Material provided:
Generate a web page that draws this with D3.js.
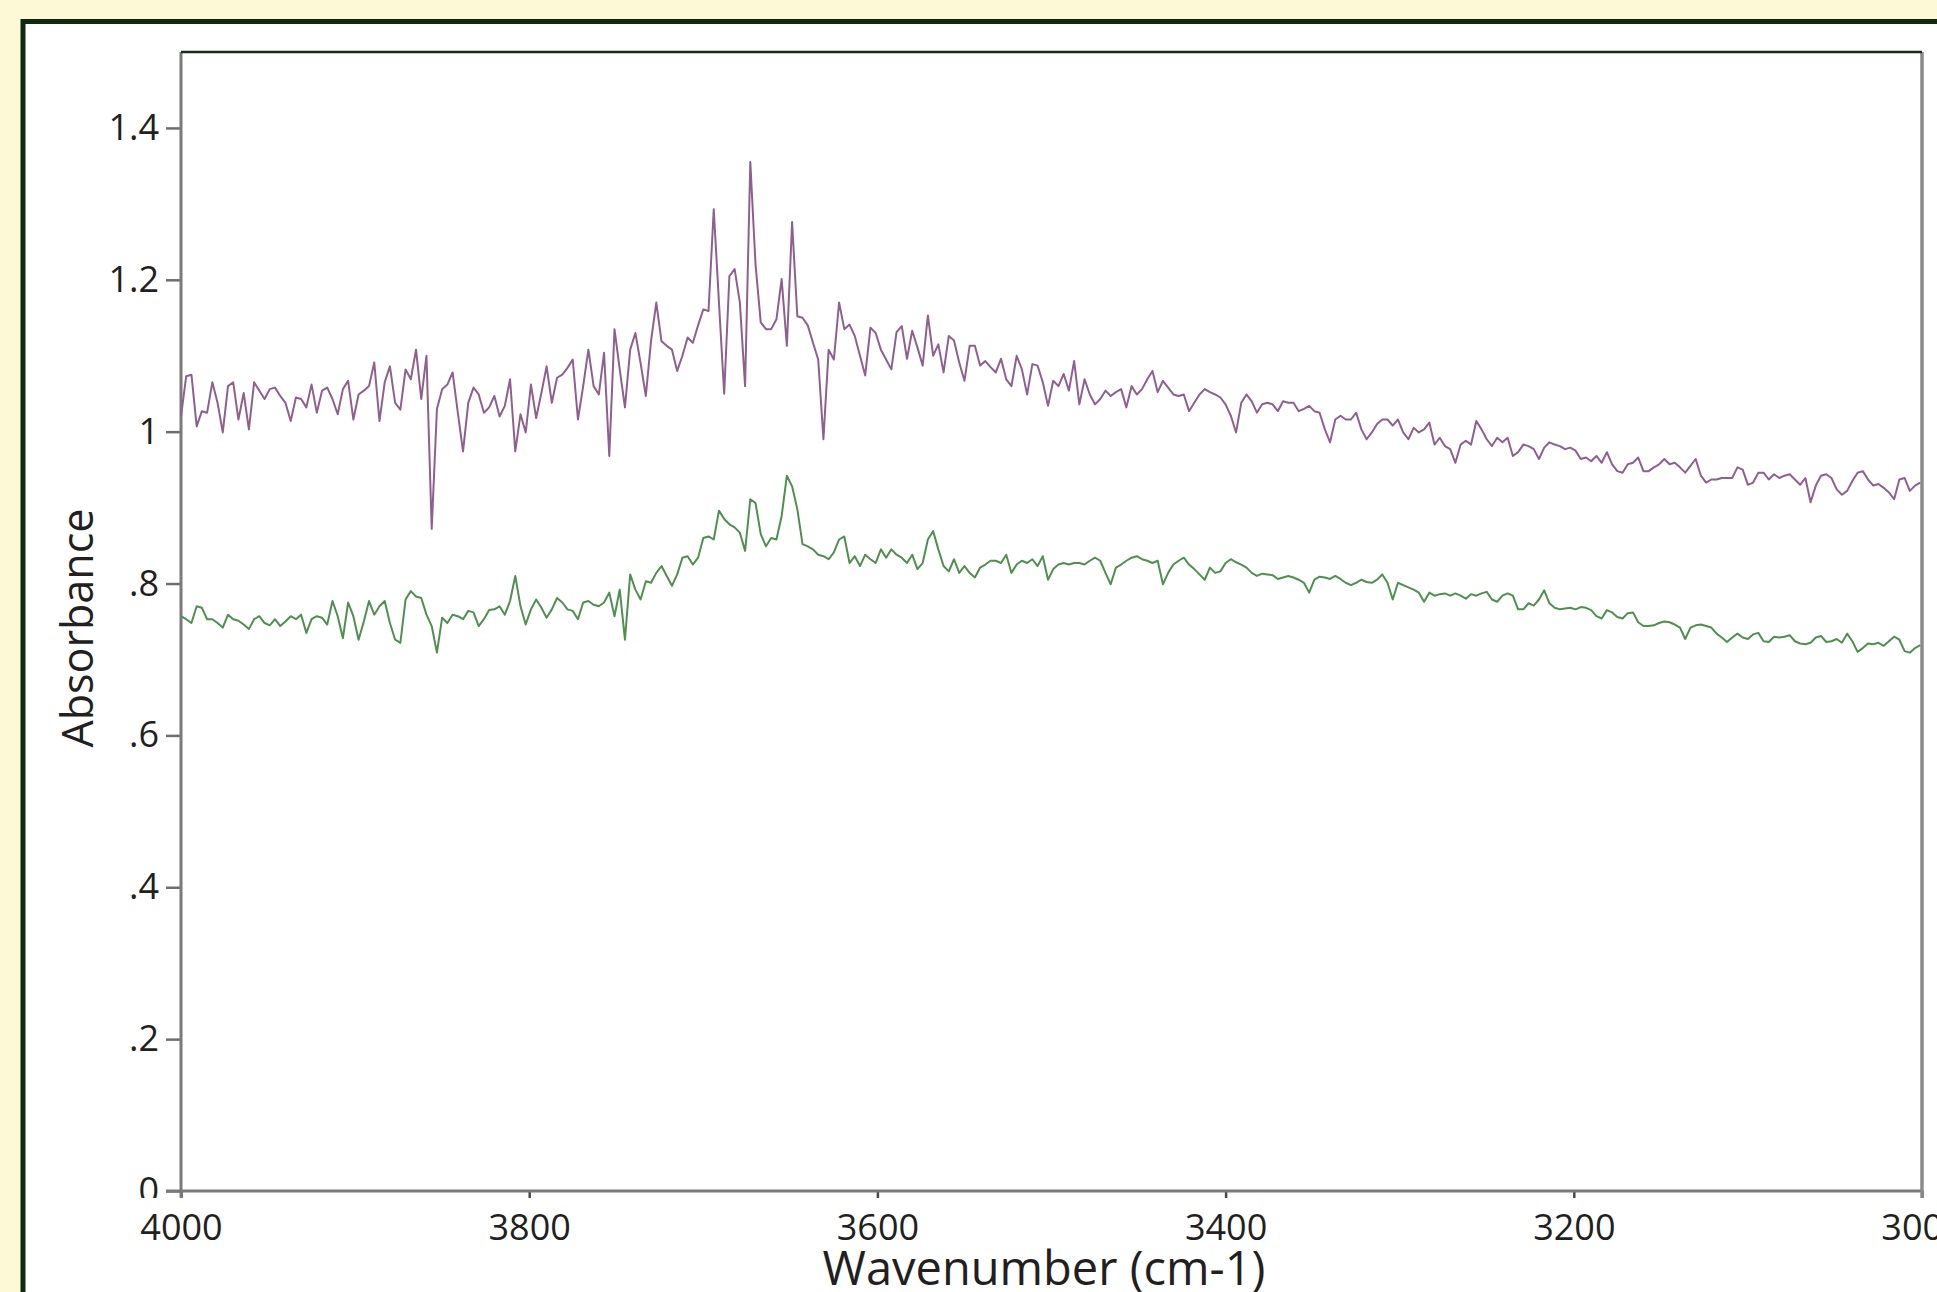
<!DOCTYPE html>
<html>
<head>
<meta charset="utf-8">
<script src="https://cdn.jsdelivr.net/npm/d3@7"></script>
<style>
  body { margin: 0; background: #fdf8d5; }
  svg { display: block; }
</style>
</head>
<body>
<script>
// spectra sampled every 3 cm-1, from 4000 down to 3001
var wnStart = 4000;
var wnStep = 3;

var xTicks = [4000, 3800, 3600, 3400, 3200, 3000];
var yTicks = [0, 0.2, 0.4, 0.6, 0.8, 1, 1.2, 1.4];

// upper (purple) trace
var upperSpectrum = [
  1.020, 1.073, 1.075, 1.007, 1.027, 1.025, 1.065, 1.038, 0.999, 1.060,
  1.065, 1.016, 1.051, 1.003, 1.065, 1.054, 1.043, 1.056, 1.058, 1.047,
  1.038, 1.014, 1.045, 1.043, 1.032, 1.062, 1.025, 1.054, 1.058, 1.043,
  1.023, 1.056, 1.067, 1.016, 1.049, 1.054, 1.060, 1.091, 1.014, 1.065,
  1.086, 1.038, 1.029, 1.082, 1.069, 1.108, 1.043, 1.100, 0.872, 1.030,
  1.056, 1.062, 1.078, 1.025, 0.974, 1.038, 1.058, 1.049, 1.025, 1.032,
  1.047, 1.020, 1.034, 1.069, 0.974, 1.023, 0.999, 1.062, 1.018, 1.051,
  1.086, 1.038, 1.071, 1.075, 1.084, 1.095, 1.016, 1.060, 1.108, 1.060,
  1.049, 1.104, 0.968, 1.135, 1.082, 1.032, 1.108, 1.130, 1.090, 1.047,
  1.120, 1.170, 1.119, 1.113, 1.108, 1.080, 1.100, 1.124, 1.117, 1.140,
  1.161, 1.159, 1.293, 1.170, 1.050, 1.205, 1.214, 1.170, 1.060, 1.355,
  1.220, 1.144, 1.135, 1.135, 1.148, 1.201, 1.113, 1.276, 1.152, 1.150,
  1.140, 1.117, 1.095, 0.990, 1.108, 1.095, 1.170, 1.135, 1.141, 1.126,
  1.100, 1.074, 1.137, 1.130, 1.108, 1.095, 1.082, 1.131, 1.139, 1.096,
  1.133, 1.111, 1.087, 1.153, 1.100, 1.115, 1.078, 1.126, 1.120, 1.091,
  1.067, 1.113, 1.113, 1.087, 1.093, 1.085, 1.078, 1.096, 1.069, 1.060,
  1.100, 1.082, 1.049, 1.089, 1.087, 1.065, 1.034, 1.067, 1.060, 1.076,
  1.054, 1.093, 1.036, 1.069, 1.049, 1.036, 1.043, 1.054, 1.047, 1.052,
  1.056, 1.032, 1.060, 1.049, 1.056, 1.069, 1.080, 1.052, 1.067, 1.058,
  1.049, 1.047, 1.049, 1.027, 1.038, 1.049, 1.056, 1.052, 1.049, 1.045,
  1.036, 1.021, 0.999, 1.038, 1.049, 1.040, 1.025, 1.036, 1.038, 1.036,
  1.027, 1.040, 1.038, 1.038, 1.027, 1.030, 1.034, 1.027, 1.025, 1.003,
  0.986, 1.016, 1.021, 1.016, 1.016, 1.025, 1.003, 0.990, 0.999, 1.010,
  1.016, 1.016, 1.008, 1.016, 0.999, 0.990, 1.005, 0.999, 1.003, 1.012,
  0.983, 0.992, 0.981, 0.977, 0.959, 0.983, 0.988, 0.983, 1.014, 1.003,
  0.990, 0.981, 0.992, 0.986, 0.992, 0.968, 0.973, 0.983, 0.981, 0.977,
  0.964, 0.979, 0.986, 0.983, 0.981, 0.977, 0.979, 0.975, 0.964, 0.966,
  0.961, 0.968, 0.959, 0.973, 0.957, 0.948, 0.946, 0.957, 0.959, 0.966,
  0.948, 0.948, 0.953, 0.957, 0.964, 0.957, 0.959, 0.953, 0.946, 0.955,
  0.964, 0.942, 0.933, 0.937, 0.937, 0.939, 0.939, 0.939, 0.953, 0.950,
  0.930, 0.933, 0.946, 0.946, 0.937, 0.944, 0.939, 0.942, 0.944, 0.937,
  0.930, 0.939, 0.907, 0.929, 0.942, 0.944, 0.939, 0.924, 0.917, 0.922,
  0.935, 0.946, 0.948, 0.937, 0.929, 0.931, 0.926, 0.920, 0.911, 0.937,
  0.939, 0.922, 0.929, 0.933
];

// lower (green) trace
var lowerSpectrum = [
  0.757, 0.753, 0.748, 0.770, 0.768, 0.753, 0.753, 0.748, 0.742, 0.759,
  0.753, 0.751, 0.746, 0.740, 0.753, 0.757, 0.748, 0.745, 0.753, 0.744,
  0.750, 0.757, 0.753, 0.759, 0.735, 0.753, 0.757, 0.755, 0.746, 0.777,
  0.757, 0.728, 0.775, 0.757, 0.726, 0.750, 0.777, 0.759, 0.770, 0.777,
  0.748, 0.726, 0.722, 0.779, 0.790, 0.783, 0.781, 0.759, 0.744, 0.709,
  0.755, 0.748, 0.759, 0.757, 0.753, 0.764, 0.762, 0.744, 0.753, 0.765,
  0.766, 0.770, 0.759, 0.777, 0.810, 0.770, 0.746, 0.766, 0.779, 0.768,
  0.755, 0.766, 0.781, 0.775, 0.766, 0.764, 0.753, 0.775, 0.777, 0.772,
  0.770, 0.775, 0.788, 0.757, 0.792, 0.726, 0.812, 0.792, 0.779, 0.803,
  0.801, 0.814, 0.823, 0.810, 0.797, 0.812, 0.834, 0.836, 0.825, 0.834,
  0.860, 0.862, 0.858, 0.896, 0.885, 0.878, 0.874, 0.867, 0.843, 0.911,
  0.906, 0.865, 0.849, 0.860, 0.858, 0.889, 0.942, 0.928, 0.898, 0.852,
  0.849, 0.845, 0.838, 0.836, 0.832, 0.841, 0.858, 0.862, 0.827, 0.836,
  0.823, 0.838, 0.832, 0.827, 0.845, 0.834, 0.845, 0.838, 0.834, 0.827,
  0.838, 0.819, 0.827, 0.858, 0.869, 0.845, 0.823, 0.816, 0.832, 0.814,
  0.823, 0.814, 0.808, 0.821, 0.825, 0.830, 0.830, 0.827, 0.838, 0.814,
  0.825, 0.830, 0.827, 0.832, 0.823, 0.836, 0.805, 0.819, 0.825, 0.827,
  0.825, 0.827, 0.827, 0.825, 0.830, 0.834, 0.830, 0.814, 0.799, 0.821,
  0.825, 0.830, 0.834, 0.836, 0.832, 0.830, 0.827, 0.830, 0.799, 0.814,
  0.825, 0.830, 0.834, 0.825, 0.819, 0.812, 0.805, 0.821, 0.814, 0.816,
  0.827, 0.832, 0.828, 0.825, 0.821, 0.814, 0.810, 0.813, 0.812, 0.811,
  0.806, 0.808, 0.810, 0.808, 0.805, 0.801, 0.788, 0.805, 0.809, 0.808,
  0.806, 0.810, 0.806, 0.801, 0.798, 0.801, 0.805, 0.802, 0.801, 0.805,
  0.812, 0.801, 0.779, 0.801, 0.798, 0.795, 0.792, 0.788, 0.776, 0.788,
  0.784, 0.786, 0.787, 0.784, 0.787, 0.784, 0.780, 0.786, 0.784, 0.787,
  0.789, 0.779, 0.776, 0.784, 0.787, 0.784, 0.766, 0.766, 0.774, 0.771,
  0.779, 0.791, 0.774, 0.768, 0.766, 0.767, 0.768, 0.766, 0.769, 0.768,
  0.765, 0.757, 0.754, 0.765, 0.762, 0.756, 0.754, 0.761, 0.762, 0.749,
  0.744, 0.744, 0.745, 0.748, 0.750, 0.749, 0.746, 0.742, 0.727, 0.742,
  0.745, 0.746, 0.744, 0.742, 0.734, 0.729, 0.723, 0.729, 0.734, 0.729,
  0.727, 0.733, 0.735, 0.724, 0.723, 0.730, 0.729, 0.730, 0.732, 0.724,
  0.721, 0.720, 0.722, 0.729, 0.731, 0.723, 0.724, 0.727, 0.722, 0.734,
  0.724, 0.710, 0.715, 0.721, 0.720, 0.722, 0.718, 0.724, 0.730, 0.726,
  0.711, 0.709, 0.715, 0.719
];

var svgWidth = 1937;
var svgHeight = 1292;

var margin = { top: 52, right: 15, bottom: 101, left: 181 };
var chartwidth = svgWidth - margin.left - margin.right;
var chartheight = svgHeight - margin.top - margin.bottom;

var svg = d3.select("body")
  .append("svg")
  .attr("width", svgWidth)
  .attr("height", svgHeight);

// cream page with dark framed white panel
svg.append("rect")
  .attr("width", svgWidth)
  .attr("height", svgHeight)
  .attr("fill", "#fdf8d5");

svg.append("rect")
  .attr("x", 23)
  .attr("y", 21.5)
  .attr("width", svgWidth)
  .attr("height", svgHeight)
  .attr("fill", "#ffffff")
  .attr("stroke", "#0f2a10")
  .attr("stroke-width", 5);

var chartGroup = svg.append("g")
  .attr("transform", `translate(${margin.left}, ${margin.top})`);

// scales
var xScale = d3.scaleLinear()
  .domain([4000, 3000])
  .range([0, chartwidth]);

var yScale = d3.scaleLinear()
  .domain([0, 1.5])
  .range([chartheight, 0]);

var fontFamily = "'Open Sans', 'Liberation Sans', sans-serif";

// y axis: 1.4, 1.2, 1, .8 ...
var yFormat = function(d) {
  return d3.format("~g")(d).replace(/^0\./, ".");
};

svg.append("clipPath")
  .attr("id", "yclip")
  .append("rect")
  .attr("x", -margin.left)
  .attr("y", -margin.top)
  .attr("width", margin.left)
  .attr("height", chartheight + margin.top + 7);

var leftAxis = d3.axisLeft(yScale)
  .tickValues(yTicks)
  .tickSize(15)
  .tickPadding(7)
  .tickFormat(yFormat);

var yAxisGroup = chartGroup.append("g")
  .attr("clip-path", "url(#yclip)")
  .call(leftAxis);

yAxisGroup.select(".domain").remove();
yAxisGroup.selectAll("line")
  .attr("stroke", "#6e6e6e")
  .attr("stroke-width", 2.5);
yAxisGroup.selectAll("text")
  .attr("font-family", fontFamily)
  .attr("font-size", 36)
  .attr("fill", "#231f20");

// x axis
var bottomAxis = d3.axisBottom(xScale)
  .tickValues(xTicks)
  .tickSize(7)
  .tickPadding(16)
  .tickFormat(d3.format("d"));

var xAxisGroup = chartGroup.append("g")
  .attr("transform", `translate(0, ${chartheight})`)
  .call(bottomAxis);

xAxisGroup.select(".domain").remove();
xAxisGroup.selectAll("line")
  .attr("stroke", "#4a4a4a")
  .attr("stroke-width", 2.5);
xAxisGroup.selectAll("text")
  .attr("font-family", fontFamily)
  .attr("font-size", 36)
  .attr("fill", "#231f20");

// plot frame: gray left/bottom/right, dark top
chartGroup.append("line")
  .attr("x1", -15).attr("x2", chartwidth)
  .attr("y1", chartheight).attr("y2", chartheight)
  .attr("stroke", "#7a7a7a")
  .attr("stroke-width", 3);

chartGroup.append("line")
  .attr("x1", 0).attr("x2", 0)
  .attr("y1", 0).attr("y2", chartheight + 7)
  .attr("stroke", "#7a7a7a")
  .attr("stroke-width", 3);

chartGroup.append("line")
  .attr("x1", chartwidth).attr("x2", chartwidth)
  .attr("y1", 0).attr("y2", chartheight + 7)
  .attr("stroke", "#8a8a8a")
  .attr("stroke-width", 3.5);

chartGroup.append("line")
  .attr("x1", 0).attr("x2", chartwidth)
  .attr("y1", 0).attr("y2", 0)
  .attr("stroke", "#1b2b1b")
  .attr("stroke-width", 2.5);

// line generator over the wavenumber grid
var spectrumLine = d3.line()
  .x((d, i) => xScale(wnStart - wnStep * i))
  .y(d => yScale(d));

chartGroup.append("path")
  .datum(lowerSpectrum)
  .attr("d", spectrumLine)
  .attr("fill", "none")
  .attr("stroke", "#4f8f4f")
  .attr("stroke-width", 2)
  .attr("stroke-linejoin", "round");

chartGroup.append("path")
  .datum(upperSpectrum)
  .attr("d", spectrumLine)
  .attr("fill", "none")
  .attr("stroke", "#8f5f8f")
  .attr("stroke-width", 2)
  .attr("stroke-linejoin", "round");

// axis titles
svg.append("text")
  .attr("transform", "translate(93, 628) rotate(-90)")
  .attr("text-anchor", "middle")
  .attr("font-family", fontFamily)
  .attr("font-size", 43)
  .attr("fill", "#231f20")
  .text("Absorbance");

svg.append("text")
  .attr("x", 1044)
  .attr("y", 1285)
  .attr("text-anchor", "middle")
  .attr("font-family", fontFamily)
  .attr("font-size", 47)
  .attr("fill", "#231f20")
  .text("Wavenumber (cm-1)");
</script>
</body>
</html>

Stated exercise:
Omit the pictures, then repeat exactly each line from the beginning of the listing through the line with "var yTicks = [0, 0.2, 0.4, 0.6, 0.8, 1, 1.2, 1.4];".

Response for this exercise:
Generate a web page that draws this with D3.js.
<!DOCTYPE html>
<html>
<head>
<meta charset="utf-8">
<script src="https://cdn.jsdelivr.net/npm/d3@7"></script>
<style>
  body { margin: 0; background: #fdf8d5; }
  svg { display: block; }
</style>
</head>
<body>
<script>
// spectra sampled every 3 cm-1, from 4000 down to 3001
var wnStart = 4000;
var wnStep = 3;

var xTicks = [4000, 3800, 3600, 3400, 3200, 3000];
var yTicks = [0, 0.2, 0.4, 0.6, 0.8, 1, 1.2, 1.4];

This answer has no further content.